* [SUPPLIED MATERIAL]:
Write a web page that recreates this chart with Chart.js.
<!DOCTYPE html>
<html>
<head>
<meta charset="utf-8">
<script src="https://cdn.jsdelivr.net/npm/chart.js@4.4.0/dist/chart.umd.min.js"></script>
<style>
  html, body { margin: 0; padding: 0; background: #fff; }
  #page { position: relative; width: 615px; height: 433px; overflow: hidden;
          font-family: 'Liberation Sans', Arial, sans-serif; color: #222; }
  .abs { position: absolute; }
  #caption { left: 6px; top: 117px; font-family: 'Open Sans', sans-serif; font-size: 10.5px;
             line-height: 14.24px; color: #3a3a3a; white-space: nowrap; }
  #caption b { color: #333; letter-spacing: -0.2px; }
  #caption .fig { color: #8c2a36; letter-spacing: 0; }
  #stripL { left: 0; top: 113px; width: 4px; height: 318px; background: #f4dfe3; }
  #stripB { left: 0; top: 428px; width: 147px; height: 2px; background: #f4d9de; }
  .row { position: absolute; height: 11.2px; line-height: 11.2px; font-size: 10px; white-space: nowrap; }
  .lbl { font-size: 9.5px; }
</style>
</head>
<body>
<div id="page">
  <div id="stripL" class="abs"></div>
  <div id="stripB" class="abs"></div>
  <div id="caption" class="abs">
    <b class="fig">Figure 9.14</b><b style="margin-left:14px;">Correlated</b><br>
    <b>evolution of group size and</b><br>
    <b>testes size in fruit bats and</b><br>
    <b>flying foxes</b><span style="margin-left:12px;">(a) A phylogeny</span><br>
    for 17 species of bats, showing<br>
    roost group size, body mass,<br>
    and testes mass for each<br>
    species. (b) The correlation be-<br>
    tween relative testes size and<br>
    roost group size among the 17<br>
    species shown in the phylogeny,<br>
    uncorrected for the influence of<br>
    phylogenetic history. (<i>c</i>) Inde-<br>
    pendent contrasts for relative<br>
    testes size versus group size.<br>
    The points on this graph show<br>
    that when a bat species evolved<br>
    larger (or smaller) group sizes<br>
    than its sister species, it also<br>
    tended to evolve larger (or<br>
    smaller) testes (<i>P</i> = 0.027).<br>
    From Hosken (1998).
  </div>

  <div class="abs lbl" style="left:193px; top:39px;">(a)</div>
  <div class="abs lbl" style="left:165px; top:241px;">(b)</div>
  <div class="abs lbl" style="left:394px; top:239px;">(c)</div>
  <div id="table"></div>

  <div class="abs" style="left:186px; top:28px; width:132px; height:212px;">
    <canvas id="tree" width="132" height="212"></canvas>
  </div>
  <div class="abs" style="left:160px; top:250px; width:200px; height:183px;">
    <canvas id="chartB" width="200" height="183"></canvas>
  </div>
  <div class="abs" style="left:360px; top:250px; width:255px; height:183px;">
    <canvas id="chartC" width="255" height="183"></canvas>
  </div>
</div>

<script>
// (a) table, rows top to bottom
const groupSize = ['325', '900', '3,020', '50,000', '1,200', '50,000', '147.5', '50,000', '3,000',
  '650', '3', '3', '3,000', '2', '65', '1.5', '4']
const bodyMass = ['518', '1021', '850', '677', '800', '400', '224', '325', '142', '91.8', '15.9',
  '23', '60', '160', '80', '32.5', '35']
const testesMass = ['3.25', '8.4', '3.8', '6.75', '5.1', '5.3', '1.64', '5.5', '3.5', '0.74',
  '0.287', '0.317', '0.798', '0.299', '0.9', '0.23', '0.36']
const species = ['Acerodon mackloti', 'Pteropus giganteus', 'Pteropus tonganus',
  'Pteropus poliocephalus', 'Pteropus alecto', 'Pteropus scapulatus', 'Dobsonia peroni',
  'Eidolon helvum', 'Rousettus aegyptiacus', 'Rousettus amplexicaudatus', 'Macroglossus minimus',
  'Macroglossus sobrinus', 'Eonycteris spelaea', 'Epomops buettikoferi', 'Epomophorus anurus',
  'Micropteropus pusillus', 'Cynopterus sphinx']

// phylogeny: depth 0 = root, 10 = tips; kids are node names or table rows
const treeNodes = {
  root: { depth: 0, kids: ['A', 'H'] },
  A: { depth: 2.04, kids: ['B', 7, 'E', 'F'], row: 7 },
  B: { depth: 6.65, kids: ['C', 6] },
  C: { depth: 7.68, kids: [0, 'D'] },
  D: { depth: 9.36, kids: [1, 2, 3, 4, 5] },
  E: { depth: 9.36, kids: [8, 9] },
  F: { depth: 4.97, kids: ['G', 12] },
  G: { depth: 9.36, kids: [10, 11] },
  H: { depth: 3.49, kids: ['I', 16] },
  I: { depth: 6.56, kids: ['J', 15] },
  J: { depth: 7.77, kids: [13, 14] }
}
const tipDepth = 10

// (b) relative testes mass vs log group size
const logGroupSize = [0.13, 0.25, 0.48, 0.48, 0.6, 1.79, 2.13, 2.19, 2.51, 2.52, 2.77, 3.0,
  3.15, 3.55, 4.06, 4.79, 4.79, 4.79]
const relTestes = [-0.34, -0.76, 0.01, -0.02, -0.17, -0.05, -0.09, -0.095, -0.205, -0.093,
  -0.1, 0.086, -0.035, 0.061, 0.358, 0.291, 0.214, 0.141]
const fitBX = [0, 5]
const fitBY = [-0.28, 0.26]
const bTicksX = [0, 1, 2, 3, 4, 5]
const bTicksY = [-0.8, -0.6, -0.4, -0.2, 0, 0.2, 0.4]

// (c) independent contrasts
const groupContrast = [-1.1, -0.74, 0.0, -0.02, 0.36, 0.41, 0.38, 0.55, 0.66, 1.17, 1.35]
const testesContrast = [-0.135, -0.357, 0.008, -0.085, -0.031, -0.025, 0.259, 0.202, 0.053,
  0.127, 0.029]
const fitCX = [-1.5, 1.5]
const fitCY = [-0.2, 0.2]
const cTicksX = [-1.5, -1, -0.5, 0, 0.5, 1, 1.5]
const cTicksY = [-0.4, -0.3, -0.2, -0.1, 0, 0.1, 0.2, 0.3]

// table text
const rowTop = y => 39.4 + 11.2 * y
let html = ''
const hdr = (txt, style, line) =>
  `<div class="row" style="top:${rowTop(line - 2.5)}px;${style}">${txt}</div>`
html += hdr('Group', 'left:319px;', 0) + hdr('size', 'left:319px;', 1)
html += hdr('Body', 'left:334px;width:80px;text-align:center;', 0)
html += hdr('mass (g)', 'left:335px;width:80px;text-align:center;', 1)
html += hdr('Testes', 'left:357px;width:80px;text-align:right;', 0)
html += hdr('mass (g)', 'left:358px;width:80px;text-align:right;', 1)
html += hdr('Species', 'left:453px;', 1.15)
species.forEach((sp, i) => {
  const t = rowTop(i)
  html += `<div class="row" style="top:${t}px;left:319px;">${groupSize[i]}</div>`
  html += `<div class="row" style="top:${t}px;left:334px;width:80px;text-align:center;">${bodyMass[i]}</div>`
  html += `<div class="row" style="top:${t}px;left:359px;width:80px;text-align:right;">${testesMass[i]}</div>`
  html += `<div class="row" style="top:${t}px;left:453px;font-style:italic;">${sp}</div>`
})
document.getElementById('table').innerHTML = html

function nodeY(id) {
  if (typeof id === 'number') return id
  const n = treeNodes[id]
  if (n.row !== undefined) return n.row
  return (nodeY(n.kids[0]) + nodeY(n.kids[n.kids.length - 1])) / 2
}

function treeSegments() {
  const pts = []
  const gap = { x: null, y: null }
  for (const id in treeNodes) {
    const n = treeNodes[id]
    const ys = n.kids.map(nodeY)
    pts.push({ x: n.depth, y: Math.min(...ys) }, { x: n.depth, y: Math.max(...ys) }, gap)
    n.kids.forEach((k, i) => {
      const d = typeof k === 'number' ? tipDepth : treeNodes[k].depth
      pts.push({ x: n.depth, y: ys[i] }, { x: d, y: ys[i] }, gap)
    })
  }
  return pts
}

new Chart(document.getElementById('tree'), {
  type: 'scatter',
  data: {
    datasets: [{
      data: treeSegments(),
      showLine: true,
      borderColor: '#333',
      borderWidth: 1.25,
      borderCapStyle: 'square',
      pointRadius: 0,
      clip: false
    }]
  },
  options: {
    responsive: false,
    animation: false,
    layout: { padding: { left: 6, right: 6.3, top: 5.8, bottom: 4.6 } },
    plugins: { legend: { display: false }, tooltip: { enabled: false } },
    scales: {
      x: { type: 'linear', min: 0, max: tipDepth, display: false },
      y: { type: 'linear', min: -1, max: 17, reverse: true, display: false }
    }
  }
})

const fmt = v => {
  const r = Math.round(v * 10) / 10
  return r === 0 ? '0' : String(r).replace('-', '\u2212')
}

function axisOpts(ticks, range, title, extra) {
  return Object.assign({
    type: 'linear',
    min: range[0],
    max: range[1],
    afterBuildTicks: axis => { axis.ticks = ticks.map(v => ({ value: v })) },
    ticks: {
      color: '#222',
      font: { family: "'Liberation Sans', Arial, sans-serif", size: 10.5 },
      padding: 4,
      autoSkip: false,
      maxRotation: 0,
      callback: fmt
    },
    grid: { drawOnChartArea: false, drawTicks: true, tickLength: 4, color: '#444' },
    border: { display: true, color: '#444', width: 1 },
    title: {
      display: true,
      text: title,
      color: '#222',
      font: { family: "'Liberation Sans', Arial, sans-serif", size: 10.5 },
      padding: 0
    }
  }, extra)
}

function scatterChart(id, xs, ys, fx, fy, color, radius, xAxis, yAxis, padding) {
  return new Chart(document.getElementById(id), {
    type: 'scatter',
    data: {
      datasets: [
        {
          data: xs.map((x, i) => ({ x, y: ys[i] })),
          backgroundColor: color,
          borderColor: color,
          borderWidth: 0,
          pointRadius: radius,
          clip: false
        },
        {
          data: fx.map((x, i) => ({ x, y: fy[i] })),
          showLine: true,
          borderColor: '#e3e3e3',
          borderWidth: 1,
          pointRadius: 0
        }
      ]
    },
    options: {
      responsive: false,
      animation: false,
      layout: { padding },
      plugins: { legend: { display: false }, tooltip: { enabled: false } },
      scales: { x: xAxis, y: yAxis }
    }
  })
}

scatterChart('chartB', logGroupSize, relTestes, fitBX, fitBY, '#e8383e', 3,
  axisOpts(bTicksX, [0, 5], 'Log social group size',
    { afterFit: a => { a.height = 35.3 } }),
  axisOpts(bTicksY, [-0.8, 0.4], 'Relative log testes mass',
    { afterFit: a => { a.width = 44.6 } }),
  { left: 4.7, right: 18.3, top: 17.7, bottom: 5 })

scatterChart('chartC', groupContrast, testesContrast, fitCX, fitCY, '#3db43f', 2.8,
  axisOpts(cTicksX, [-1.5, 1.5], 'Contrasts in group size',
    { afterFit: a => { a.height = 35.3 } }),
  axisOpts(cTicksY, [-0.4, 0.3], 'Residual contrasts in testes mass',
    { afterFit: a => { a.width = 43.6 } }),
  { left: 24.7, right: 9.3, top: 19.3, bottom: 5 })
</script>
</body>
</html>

* [AIM OF THE TASK]: Of the lines in the data, how many contain the word "this"? Provide the number and nothing further.

* [FINISHED ANSWER]: 2